How well does it cut small text and logo's.


----------



## Girlzndollz (Oct 3, 2007)

The types of media it can cut, including sand blast material and the stuff to make rhinestone templates and chipboard, etc. The whole deal. What it can cut and handle with ease. Wood? (LOL, can it handle Ironall Dark? lol)


----------



## Lnfortun (Feb 18, 2006)

Compatibility with CorelDraw X5.


----------



## Mollygrubber (Dec 14, 2007)

Grounding and shielding?

Feed Method

Cost


----------



## Nick Horvath (Feb 26, 2010)

These are all great suggestions! 

Out of all of this, what do you feel is the main factor in deciding on a vinyl cutter?

Price, tech support, ease of use, etc....

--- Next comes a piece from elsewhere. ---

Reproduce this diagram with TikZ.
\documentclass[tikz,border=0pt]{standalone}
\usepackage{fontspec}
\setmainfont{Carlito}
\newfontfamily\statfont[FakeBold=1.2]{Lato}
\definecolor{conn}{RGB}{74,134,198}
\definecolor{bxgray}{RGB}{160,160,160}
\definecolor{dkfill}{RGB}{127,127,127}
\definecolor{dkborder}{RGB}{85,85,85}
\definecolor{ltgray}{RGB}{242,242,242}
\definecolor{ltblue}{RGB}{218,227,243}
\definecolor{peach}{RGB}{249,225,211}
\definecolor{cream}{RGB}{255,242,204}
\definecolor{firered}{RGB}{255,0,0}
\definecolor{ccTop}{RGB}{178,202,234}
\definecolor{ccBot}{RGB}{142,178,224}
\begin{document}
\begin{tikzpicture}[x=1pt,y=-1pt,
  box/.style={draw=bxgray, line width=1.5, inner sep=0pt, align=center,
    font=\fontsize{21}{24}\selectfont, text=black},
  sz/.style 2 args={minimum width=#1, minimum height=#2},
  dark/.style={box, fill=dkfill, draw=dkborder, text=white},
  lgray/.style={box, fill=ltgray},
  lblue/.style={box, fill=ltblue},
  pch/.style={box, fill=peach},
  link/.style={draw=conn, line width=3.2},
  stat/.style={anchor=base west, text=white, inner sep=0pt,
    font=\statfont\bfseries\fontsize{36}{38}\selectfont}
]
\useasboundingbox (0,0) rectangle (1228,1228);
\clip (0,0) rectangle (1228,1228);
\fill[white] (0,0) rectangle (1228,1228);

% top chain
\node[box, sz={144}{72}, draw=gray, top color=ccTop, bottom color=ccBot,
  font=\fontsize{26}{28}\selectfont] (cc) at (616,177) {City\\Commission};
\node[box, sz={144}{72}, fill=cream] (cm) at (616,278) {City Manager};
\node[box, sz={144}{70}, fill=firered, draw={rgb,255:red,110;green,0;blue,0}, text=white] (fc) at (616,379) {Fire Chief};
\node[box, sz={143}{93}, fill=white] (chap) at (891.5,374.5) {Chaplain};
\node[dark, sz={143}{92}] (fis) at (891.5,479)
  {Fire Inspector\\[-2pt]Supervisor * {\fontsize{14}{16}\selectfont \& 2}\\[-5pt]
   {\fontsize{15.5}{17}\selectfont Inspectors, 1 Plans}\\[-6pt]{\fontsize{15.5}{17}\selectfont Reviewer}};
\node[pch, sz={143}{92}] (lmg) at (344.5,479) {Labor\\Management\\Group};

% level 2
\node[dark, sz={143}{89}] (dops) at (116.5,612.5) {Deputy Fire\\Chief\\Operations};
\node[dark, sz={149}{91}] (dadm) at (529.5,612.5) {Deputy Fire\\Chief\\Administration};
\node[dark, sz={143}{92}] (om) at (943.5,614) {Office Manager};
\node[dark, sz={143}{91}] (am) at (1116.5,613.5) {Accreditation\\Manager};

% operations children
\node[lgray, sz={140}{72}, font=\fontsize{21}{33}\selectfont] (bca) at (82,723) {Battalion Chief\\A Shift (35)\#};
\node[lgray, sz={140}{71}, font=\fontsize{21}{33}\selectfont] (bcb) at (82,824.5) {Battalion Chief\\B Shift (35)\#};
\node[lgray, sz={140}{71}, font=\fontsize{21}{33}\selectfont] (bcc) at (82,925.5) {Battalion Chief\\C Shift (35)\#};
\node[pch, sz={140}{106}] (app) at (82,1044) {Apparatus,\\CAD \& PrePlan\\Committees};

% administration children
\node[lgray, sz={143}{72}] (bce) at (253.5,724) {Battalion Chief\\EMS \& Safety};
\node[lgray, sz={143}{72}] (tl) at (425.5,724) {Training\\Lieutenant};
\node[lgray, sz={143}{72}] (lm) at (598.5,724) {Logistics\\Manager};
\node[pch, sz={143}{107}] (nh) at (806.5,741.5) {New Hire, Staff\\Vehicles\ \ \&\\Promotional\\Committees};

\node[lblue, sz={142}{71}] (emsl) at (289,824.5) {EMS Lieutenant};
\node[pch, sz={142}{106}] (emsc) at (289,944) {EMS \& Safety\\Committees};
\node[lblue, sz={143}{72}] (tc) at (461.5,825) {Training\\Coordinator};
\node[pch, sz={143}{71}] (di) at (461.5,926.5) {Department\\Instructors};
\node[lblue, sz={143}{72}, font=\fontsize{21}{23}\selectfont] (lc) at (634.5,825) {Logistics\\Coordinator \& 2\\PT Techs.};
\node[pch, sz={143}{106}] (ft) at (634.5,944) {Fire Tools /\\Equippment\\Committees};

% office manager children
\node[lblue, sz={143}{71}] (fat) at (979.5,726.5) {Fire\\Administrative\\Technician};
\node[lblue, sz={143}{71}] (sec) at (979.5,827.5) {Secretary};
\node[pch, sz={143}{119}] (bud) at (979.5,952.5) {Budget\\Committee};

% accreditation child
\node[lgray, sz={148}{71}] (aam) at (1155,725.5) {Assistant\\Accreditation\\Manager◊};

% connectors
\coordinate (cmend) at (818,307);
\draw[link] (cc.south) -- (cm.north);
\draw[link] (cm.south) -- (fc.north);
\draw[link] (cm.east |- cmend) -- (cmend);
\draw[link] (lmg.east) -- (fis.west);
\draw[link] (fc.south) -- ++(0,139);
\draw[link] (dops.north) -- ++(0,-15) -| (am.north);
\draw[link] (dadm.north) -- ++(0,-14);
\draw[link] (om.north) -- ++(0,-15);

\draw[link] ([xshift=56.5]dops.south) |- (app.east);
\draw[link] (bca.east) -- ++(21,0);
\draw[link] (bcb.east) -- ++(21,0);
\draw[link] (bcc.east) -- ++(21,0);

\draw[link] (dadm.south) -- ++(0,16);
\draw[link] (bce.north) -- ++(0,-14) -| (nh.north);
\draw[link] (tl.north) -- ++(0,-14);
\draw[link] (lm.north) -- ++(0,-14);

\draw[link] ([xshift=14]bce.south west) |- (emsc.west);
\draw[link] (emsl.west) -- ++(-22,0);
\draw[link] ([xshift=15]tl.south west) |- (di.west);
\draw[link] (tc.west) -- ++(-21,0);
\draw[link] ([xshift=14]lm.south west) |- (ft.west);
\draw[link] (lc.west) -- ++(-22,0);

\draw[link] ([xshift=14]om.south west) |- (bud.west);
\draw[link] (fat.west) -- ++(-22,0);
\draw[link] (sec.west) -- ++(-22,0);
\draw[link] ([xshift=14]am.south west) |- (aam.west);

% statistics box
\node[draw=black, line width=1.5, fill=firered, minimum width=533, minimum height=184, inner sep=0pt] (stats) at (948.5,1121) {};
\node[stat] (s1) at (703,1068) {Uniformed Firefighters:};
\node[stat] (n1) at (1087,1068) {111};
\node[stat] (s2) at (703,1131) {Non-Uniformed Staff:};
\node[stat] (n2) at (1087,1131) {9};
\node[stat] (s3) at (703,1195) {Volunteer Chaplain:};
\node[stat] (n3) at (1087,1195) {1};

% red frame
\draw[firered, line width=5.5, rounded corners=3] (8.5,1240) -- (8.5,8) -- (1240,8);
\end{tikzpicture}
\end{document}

For example an inexpensive cutter could have a terrible manual, be hard to install the driver for, but be great once it's set up.....


----------



## Twanabee (Sep 14, 2009)

Most of the people that purchase their first cutter know nothing about it. From what posts i've seen here, they are more into the cost than anything. A survey of first time cutter buyers and their inpression and experence with their cutter would be a lot of help with other first time buyers.


----------



## ambitious (Oct 29, 2007)

Nick Horvath said:


> These are all great suggestions!
> 
> Out of all of this, what do you feel is the main factor in deciding on a vinyl cutter?
> 
> ...



Price,tech support,warranty, ease of use on the cutting software.


----------



## Rhinestones fun (Nov 4, 2009)

How about consumables. 
Are the blades more expensive, is there more parts to replace. Cost of repairs if any are needed. I guess can go under warranty of durability?

In mm or inches, I know the Roland can be adjusted for both.

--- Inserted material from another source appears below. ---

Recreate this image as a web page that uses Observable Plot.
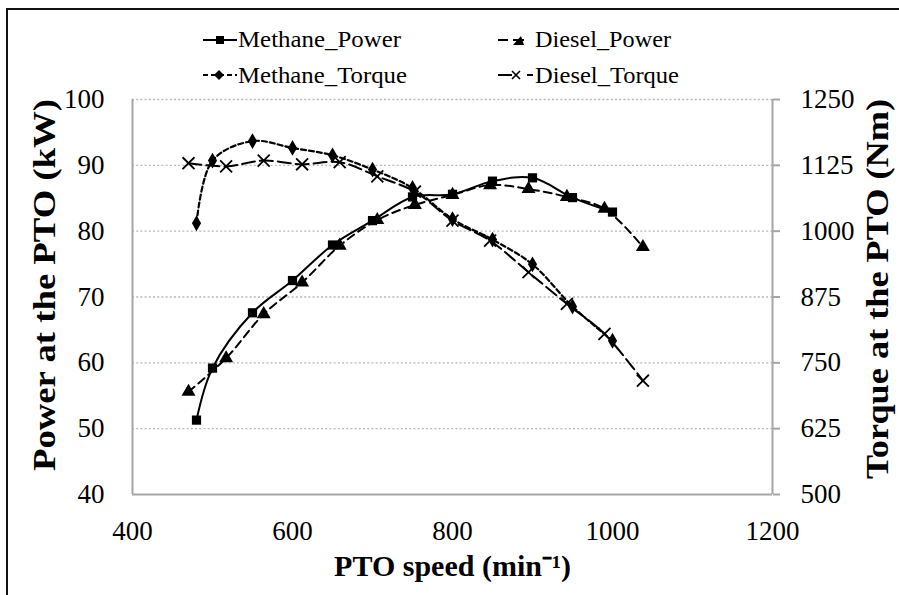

Additional functions such as overcut for small lettering.


----------



## Flagrant-T (Nov 11, 2009)

I'd be interested in a head to head "Real-life" speed review. By this I mean, come up with a couple of files, maybe a standard name and number jersey back, and a more complicated piece of artwork. Using the same vector files and vinyl, get an actual time to cut the designs. 

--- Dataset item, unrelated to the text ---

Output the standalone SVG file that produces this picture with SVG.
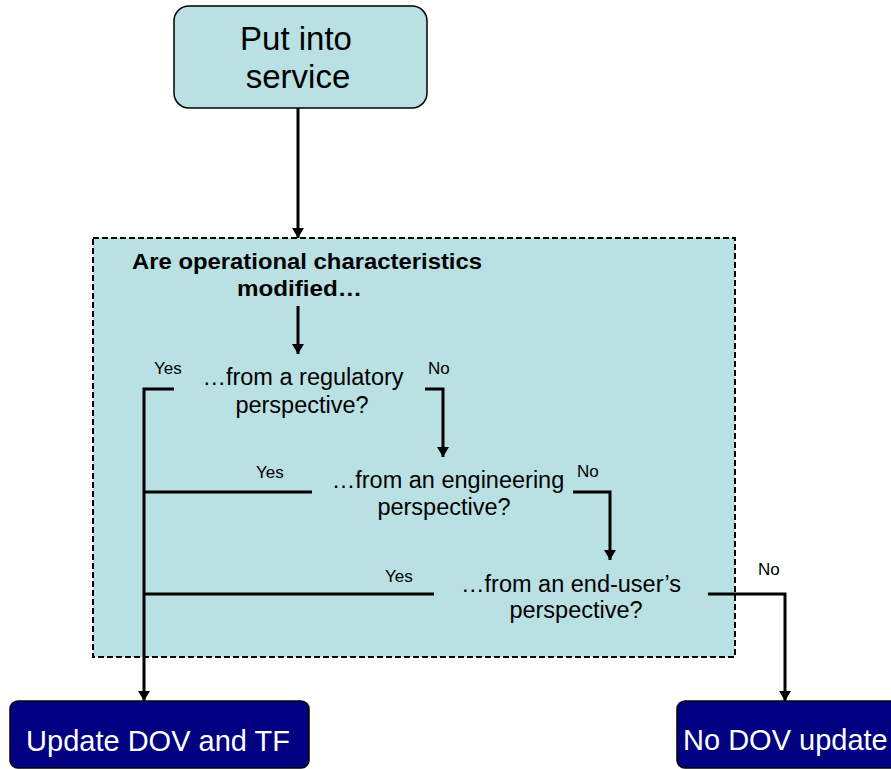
<svg xmlns="http://www.w3.org/2000/svg" width="891" height="769" viewBox="0 0 891 769">
  <defs>
    <marker id="arrow" viewBox="0 0 10 12" refX="10" refY="6" markerWidth="10" markerHeight="12" markerUnits="userSpaceOnUse" orient="auto">
      <path d="M0,0 L10,6 L0,12 Z" fill="#000"/>
    </marker>
    <style>
      text { font-family: "Liberation Sans", Arial, sans-serif; fill: #000; }
      .title { font-size: 33px; text-anchor: middle; }
      .q { font-size: 23.5px; text-anchor: middle; }
      .lbl { font-size: 17px; }
      .head { font-size: 22.5px; font-weight: bold; }
      .out { font-size: 29px; fill: #fff; }
      .edge { fill: none; stroke: #000; stroke-width: 3; }
    </style>
  </defs>
  <rect width="891" height="769" fill="#fff"/>

  <!-- decision area -->
  <g id="decision-area">
    <rect x="93" y="238" width="642" height="419" fill="#b9e0e3" stroke="#000" stroke-width="2" stroke-dasharray="6,3"/>
    <text class="head" x="132" y="269" textLength="350" lengthAdjust="spacingAndGlyphs">Are operational characteristics</text>
    <text class="head" x="237" y="296" textLength="125" lengthAdjust="spacingAndGlyphs">modified…</text>
  </g>

  <g id="start">
    <rect x="174" y="6" width="253" height="102" rx="15" ry="15" fill="#b9e0e3" stroke="#000" stroke-width="1.5"/>
    <text class="title" x="296" y="50">Put into</text>
    <text class="title" x="298" y="88">service</text>
  </g>

  <g id="q-regulatory">
    <text class="q" x="303" y="385">…from a regulatory</text>
    <text class="q" x="302" y="413">perspective?</text>
  </g>
  <g id="q-engineering">
    <text class="q" x="448" y="488">…from an engineering</text>
    <text class="q" x="444" y="515">perspective?</text>
  </g>
  <g id="q-enduser">
    <text class="q" x="571" y="592">…from an end-user’s</text>
    <text class="q" x="576" y="618">perspective?</text>
  </g>

  <g id="update">
    <rect x="10" y="701" width="299" height="67" rx="8" ry="8" fill="#000080" stroke="#000" stroke-width="1.5"/>
    <text class="out" x="158" y="751" text-anchor="middle">Update DOV and TF</text>
  </g>
  <g id="no-update">
    <rect x="677" y="701" width="224" height="67" rx="8" ry="8" fill="#000080" stroke="#000" stroke-width="1.5"/>
    <text class="out" x="683" y="750">No DOV update</text>
  </g>

  <g id="connectors">
    <path class="edge" d="M298,108 V238" marker-end="url(#arrow)"/>
    <path class="edge" d="M298,306 V354" marker-end="url(#arrow)"/>
    <path class="edge" d="M174,389 H144 V701" marker-end="url(#arrow)"/>
    <path class="edge" d="M425,389 H443 V457" marker-end="url(#arrow)"/>
    <path class="edge" d="M312,492 H144"/>
    <path class="edge" d="M573,492 H610 V560" marker-end="url(#arrow)"/>
    <path class="edge" d="M434,594 H144"/>
    <path class="edge" d="M708,594 H785 V701" marker-end="url(#arrow)"/>
    <text class="lbl" x="154" y="374">Yes</text>
    <text class="lbl" x="428" y="374">No</text>
    <text class="lbl" x="256" y="478">Yes</text>
    <text class="lbl" x="577" y="477">No</text>
    <text class="lbl" x="385" y="582">Yes</text>
    <text class="lbl" x="758" y="575">No</text>
  </g>
</svg>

One thing I learned from using all sorts of machine tools in different industries, is that the speeds in the brouchers are usually full blast straight line speeds under no cutting load...which has very little to do with the real world of actually making something. This type of test will take into account decelerating/accelerating around corners and give a much better feel for how fast each machine is in production with respect to each other.

Thanks!
Nick


----------



## Mollygrubber (Dec 14, 2007)

Cost
Software
Tech Support
Warranty
Type of motors

Actual cut samples shown in fine detail would be nice.


----------



## Nvr2Old (Oct 14, 2009)

Nick Horvath said:


> These are all great suggestions!
> 
> Out of all of this, what do you feel is the main factor in deciding on a vinyl cutter?


I think that depends on if you are a first time buyer on a budget, or if you are upgrading to a better cutter to increase production.
First time buyer goal is probably value.
Someone that is upgrading probably more quality of machine and/or software.
Maybe unrelated but, I would like to see a comparison of cutting/designing software also (not just cut plug in programs). Seems like everyone likes whatever they learned to use first. An unbiased opinion on ease of use and applications it can be used for.


----------



## Nick Horvath (Feb 26, 2010)

Nvr2Old said:


> Maybe unrelated but, I would like to see a comparison of cutting/designing software also (not just cut plug in programs). Seems like everyone likes whatever they learned to use first. An unbiased opinion on ease of use and applications it can be used for.


This is a great idea for another review. You are right that people end up liking/getting used to whatever they are exposed to at the beginning as long as the software is decent.


----------



## Jamey (Dec 22, 2008)

You want speed? You guys should see when I do some of my bigger stuff and crank my FC8000 up to 75. And it don't miss a beat.


----------



## Jabbamp (Jan 1, 2012)

JoshEllsworth said:


> I'm trying to put together an outline for the ultimate vinyl cutter review. What do you think should be included?
> 
> Things come to mind like -
> Motor Type
> ...



I am wondering, did you ever do your review? Do you upkeep it? Any chance you could give the link to it so we can look at it please?


----------